Rollout Demo
Setup
For this demo, you are going to need setup in which you have 1 system acting as a load balancer and other systems that act as backends. We will be pushing out an update that:
- Removes a system form the load balancer
- Upgrades the binary on the remote system
- Tests the binary health
- Adds the system back to the load balancer
If no load balancer pool exists, it will add one. If one exists, the pool must be healthy and have the same backends as what we are upgrading according to our configuration file.
How you setup the test systems is an exercise for the reader. For testing we used Azure VM scale sets for the backends and a single VM for the load balancer. You could do this with local VMs on your workstation, physical machines or whatever means you want.
Here are the prerequisites:
- The system where the rollout is executed must have access to:
- The system with the load balancer
- All backends
- Must have an SSH key file that can log into each system
- All systems must be able to communicate to each other on SSH
- Backends must be able to open port 8082
- LB must be able to open port 8080 and 8081
- Write a services.json file that represents our upgrade.
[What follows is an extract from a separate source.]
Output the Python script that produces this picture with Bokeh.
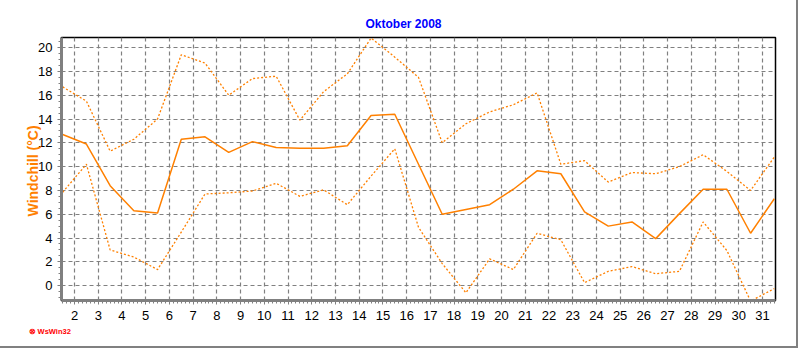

Re-write the sample to your settings.
Note: Like most example code, this isn't production quality. This is simply meant as an example to teach lessons and show off capabilites you can use for your own nees.
Running the LB
You will need to compile and push the rollout/lb binary to the system that will act as your load balancer. Running it is a simple as:
./lb
load balancer started(8080)...
grpc server started(8081)...
Note: The load balancer listens on all ports and has no security for gRPC. So don't expose this on an addressable IP.
Prepare the rollout
You will need to compile the rollout binary and put it on whatever system is going to do the rollout.
In the same directory you will need to copy the webserver you want to deploy. You can use the one in rollout/lb/sample
if you want. But whatever binary it is, it must:
- Answer with something on /
- Answer with "ok" on /healthz
- Run on port 8082
Finally, you need to have a services.json
file that represents the rollout. Modify the sample one to your needs. If you have questions on the values, have a look at config.go where all the fields are detailed.
Doing a rollout
With these files located in the same directory:
- rollout
- services.json
- webserver
You can simply do:
./rollout --keyFile=/home/[user]/.ssh/[key].pem services.json
This should start the process and do a rollout. The output will look like:
Setup LB with pool `/`
Starting Workflow
Running canary on: 10.0.0.5
Sleeping after canary for 1 minutes
Upgrading endpoint: 10.0.0.7
Upgrading endpoint: 10.0.0.6
Upgrading endpoint: 10.0.0.8
Upgrading endpoint: 10.0.0.9
Workflow Completed with no failures
Common errors
Workflow Failed: esPreconditionFailure
Failed State Error
Precondition checkLBState precondition fail: expected backends(5) != found backends(1)
This usually occurs because you did a failed rollout. When a rollout happens, it expects either there to be an empty load balancer pool or all expected backends to be in and healthy. You can just restart the "lb" binary and run again.